The power of the mind within the healing process is hugely influential and of considerable significance. I have helped myself, and others, in terms of utilising these powers, to make recovery quicker, more straightforward, simpler, sometimes easier even.
In my own case I found out the hard way that I could also hinder the process, through mindset, attitude, emotional paint chucking, presuppositions and by bracing rather than embracing.
Part of healing involves pain, and it is the pain that we characterise but don’t always get to really know. When pain is unbearable, rather like in life, we often reach for medication.

“Quit yo Jibber-Jabber! Yo pathetic! You need to meet my friend, PAIN” shouts Mr T as he throws some Snickers bars at a “injured” footballer - and we all laugh.

Strangely though, getting to know “my friend PAIN” is something we rarely do – yet when we do we heal better and faster. 

A few weeks ago I sat in the back of someone’s car on the way to a rugby match, in a very cold and uncomfortable sweat of shock as I was hit by symptoms of a kidney stone movement. Yes there were some thoughts passing through that asked, “How much can I bear without medication?” Oddly enough, I found out the answer – and it was rather like the answer the previous time – and it was rather like the answer when I tore my calf. “I can bear just enough in order to get mentally familiar with this pain for one purpose only – to speed up my healing.”

Oiling the Squeaky Gait

I had a number of visits to make yesterday which involved a bit of walking.
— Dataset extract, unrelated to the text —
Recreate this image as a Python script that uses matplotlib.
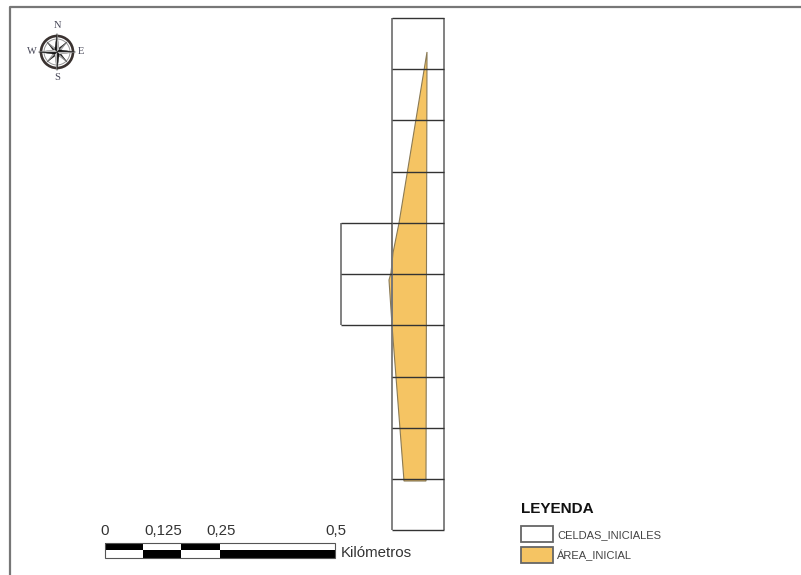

Now, my current state of recuperation from the torn calf involves some slight adjustments to the way I’m walking, whereby the foot on my injured leg makes a slightly different type of contact with the ground. It alters the way I am “carrying myself” – my gait is imperfect in comparison to my gait before the torn calf.

Within the round of visits I had fallen up some stairs, gone over sideways and tripped on my “good” foot, and wobbled and collided with a couple of walls.

Now, I could have had the disposition that took me down the road of judging this set of actions badly. There could have been an inner mental chorus singing these words ...
“What’s happening to me? This is really beginning to affect me. Perhaps there’s a lot more wrong with me? I’m feeling broken and nothing is getting better.”

Ever watched a drunk walk into a lamppost? He doesn’t feel a thing – he talks to the lamppost, perhaps berating it, or apologising. There’s no mental chorus singing inside his head – the lights are on but there’s no one home. This was not me – yet neither was my choir in full flow.

This was not my disposition. I knew I just needed to oil the squeaky gait.
I was merely walking in a slightly different and temporary way due to my recovery from injury, due to healing taking place. These adjustments were affecting my other foot and the smoothness of my normal movement is temporarily impaired. Nothing more - nothing less.

3 in 1 or WD40

There are many times when we might find ourselves faced with having to carry an injured calf from one field of our lives to another. When we find the gate between those fields has grown rusty or daubed with dried up old emotional paint and not likely to move well on its hinges, then the journey is going to be delayed as we lower the calf to the ground and examine the state of the gate. The best solution to deal with all the echoes of can’t that are then piling up around us, is to have a can of 3 in 1 oil or WD40 near at hand.

Whatever walk of life we are in, ultimately we are all responsible for ourselves. So make sure you are always prepared to carry the can.